Ajuste no imposto de renda
Na visão de Cintra, o IR também precisará passar por ajustes para se tornar mais justo. Ele destacou ainda que a base de contribuição para o INSS, que tem como referência o mercado formal de trabalho, precisa mudar porque tem fragilidades, diante da grande informalidade da economia brasileira e com o surgimento de novas modalidades de contratação.
Várias alternativas estão em estudo, como criar um tributo sobre pagamento (entradas e saídas), uma espécie de IOF (Imposto sobre Operações Financeiras) ou um imposto sobre o faturamento. Um pacote de alternativas será apresentado a Bolsonaro, disse Cintra. O plano é elaborar as propostas em janeiro, para apresentá-las ao Congresso no início dos trabalhos legislativos, em fevereiro.
Para o especialista em finanças públicas José Roberto Afonso, a ideia de acabar com tributos incidentes sobre a folha é acertada, porém ele lembra que haverá uma enorme perda de arrecadação.
— A ideia é ótima. Eu só não sei aonde vão conseguir tanta arrecadação com outra base — disse Afonso.
No ano passado, a receita com tributos sobre folha de pagamentos chegou a R$ 555,5 bilhões. Só com a alíquota patronal do INSS foram arrecadados R$ 200,6 bilhões. A contribuição das empresas para o INSS financia os pagamentos do regime de aposentadorias, que é deficitário: no ano passado, o rombo foi de R$ 182,4 bilhões.
Segundo Fábio Calcini, sócio do Brasil Salomão & Matthes Advocacia, o custo sobre a folha de pagamentos no Brasil de fato é muito alto.
— Há ainda outros itens, como adicionais, o percentual de 10% sobre o FGTS em caso de demissão sem justa causa e a multa de 40%. É positivo que o novo governo busque a desoneração, mas, como o tema é relevante, ele deveria primeiro dizer objetivamente o que busca e dialogar com a sociedade.
analista: conta não fechA
O advogado citou a ideia de compensar a queda de arrecadação por meio de um novo imposto único sobre movimentações financeiras, nos moldes da extinta CPMF.
— A Constituição não prevê esse tipo de imposto para financiar a Previdência. O governo até poderia instituí-lo por meio de lei complementar, sem mudar a Constituição, mas isso pode levar a questionamentos — explicou.

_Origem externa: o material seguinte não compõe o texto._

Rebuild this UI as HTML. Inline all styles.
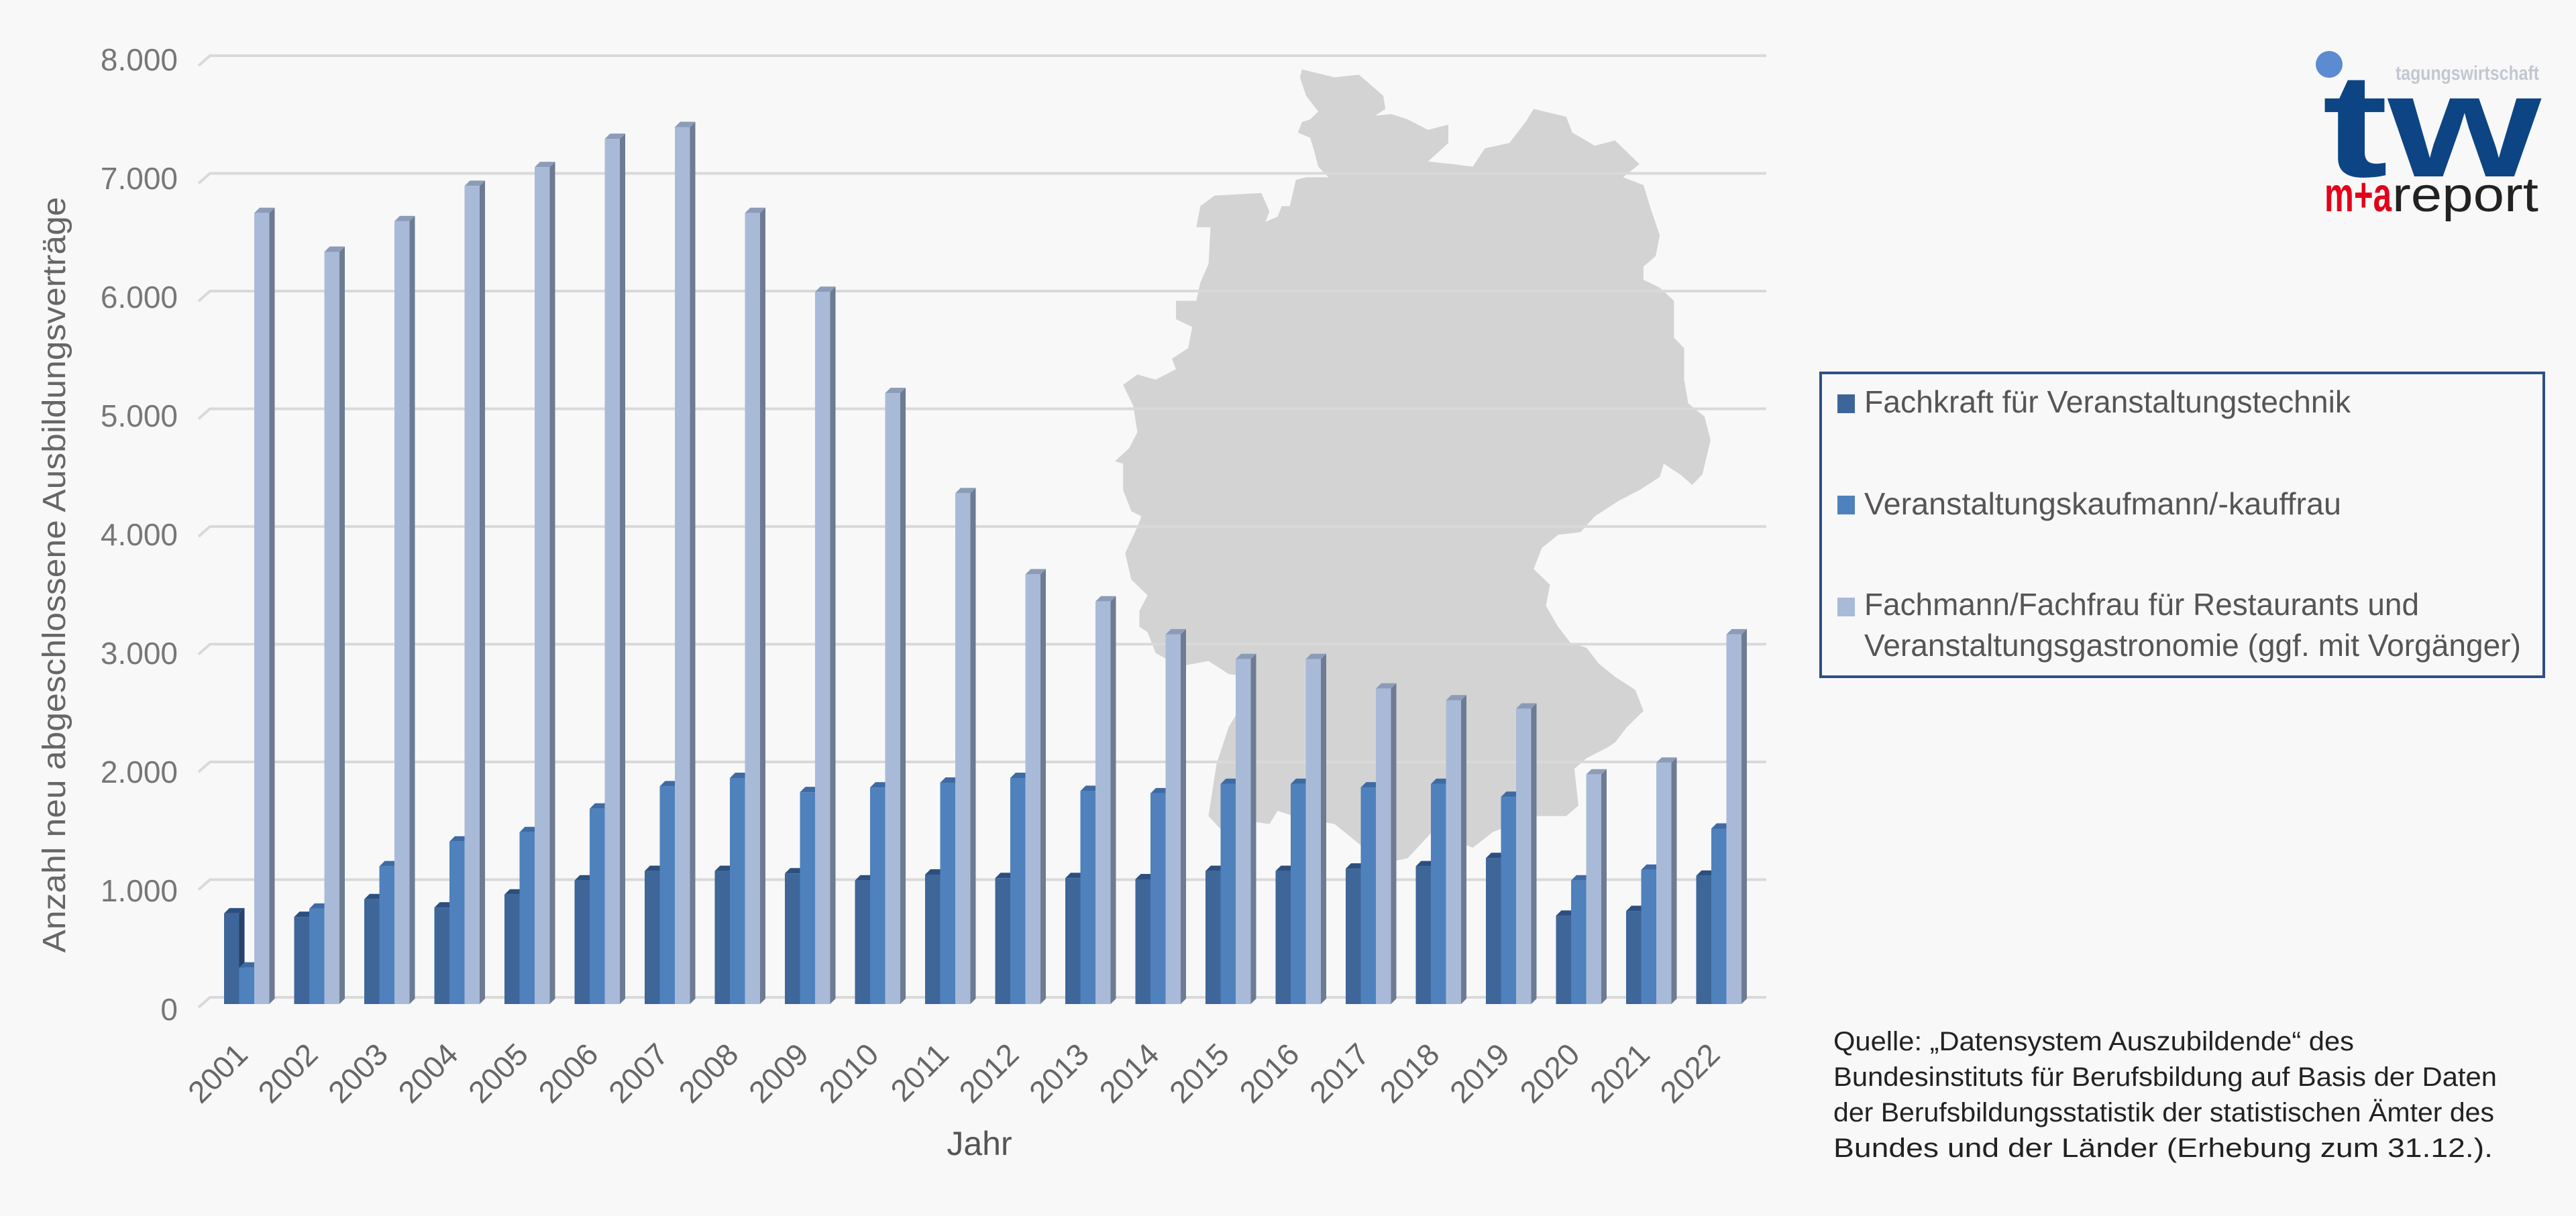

José Dari Krein, da Unicamp, diz que não há comprovação de que a desoneração leve à criação de emprego.
— Alguns estudos mostram que não há relação estatisticamente significativa entre geração de emprego e flexibilização trabalhista ou redução do custo da folha. Logo, não seria recomendável reduzir o sistema de proteção social com base em uma tese que é muito mais ideológica do que baseada em comprovação empírica — criticou o economista.
Segundo Krein, a literatura econômica mostra que a criação de vagas responde a ciclos econômicos. A prova disso, disse ele, é que, entre 2004 e 2014, houve mais empregos sem mudança trabalhista substancial. No governo Dilma, marcado por diversas iniciativas de desoneração da folha, o desemprego subiu. Ele disse ainda que não faz sentido fazer desoneração diante do quadro fiscal deficitário:
— A conta não vai fechar. A proposta diminuiria ainda mais a base de arrecadação da seguridade social.
Para o presidente-executivo da Associação Brasileira de Máquinas e Equipamentos (Abimaq), José Velloso Dias Cardoso, a argumentação de Cintra é “muito positiva”, já que a alta carga tributária sobre a folha limita a competitividade das indústrias.
Nas contas da Abimaq, referendadas por estudo da auditoria UHY Moreira, o custo dos encargos trabalhistas no país é, em média, 71% do salário bruto da mão de obra. É o percentual mais elevado numa lista de 29 países. Mas, para Velloso, há a preocupação sobre como desonerar o trabalho sem desmontar completamente instituições que dependem das contribuições trabalhistas, como a Previdência Social, o FGTS e o Sistema S:
— Se tirar o INSS da folha, como vai resolver o problema da Previdência?